Aim> Without the pictures, return all of the material exactly as written.

Supplied data>
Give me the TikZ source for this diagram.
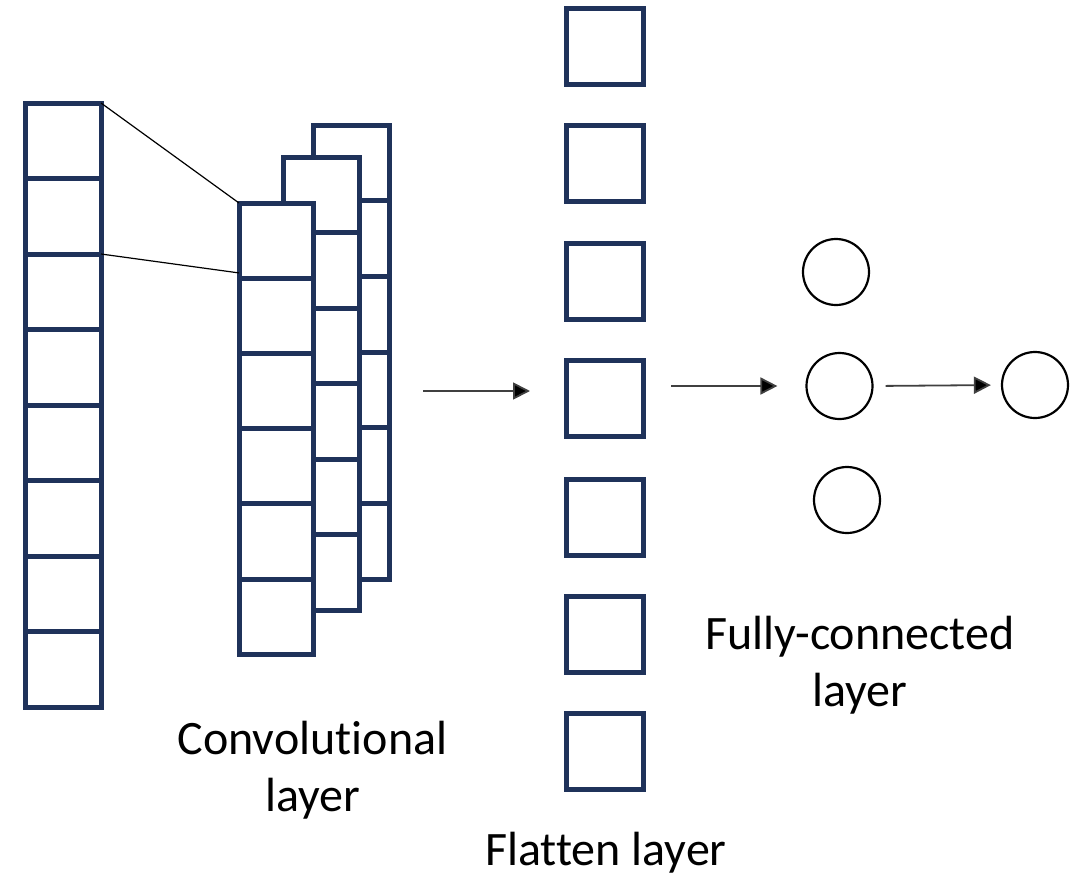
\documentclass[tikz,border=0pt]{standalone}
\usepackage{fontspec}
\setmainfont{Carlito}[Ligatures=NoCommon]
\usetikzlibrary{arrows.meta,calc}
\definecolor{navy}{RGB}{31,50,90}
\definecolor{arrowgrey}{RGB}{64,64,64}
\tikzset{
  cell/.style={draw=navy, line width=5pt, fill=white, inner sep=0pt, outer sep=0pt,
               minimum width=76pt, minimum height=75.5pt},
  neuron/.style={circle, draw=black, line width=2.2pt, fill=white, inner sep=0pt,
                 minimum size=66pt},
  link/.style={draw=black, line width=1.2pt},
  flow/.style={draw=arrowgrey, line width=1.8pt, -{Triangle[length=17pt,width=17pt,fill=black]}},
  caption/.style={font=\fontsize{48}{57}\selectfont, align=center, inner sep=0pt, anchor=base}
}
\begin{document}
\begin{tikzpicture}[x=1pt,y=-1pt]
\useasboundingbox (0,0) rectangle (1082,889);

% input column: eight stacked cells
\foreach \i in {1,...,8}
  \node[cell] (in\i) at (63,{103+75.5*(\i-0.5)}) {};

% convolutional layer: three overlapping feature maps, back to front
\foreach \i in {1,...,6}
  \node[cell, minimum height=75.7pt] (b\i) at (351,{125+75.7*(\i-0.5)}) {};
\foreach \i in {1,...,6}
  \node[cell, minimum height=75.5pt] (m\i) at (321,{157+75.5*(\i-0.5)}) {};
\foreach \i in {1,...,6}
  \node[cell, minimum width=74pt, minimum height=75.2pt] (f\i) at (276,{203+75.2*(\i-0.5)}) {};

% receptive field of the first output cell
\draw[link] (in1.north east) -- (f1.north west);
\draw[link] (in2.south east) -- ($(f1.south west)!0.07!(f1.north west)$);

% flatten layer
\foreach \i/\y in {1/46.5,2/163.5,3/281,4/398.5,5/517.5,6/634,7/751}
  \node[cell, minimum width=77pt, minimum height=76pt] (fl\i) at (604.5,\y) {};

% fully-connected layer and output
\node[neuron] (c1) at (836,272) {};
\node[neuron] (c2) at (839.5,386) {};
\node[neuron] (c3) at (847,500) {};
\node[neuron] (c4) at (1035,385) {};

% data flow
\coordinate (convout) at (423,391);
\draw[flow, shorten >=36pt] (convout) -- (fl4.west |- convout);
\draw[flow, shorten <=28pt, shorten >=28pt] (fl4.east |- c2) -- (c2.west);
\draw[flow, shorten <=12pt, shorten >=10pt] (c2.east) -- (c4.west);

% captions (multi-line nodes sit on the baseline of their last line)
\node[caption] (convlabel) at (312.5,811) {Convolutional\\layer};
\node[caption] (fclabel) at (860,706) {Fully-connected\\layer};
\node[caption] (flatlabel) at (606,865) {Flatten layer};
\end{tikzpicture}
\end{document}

In response>
Give me the TikZ source for this diagram.
\documentclass[tikz,border=0pt]{standalone}
\usepackage{fontspec}
\setmainfont{Carlito}[Ligatures=NoCommon]
\usetikzlibrary{arrows.meta,calc}
\definecolor{navy}{RGB}{31,50,90}
\definecolor{arrowgrey}{RGB}{64,64,64}
\tikzset{
  cell/.style={draw=navy, line width=5pt, fill=white, inner sep=0pt, outer sep=0pt,
               minimum width=76pt, minimum height=75.5pt},
  neuron/.style={circle, draw=black, line width=2.2pt, fill=white, inner sep=0pt,
                 minimum size=66pt},
  link/.style={draw=black, line width=1.2pt},
  flow/.style={draw=arrowgrey, line width=1.8pt, -{Triangle[length=17pt,width=17pt,fill=black]}},
  caption/.style={font=\fontsize{48}{57}\selectfont, align=center, inner sep=0pt, anchor=base}
}
\begin{document}
\begin{tikzpicture}[x=1pt,y=-1pt]
\useasboundingbox (0,0) rectangle (1082,889);

% input column: eight stacked cells
\foreach \i in {1,...,8}
  \node[cell] (in\i) at (63,{103+75.5*(\i-0.5)}) {};

% convolutional layer: three overlapping feature maps, back to front
\foreach \i in {1,...,6}
  \node[cell, minimum height=75.7pt] (b\i) at (351,{125+75.7*(\i-0.5)}) {};
\foreach \i in {1,...,6}
  \node[cell, minimum height=75.5pt] (m\i) at (321,{157+75.5*(\i-0.5)}) {};
\foreach \i in {1,...,6}
  \node[cell, minimum width=74pt, minimum height=75.2pt] (f\i) at (276,{203+75.2*(\i-0.5)}) {};

% receptive field of the first output cell
\draw[link] (in1.north east) -- (f1.north west);
\draw[link] (in2.south east) -- ($(f1.south west)!0.07!(f1.north west)$);

% flatten layer
\foreach \i/\y in {1/46.5,2/163.5,3/281,4/398.5,5/517.5,6/634,7/751}
  \node[cell, minimum width=77pt, minimum height=76pt] (fl\i) at (604.5,\y) {};

% fully-connected layer and output
\node[neuron] (c1) at (836,272) {};
\node[neuron] (c2) at (839.5,386) {};
\node[neuron] (c3) at (847,500) {};
\node[neuron] (c4) at (1035,385) {};

% data flow
\coordinate (convout) at (423,391);
\draw[flow, shorten >=36pt] (convout) -- (fl4.west |- convout);
\draw[flow, shorten <=28pt, shorten >=28pt] (fl4.east |- c2) -- (c2.west);
\draw[flow, shorten <=12pt, shorten >=10pt] (c2.east) -- (c4.west);

% captions (multi-line nodes sit on the baseline of their last line)
\node[caption] (convlabel) at (312.5,811) {Convolutional\\layer};
\node[caption] (fclabel) at (860,706) {Fully-connected\\layer};
\node[caption] (flatlabel) at (606,865) {Flatten layer};
\end{tikzpicture}
\end{document}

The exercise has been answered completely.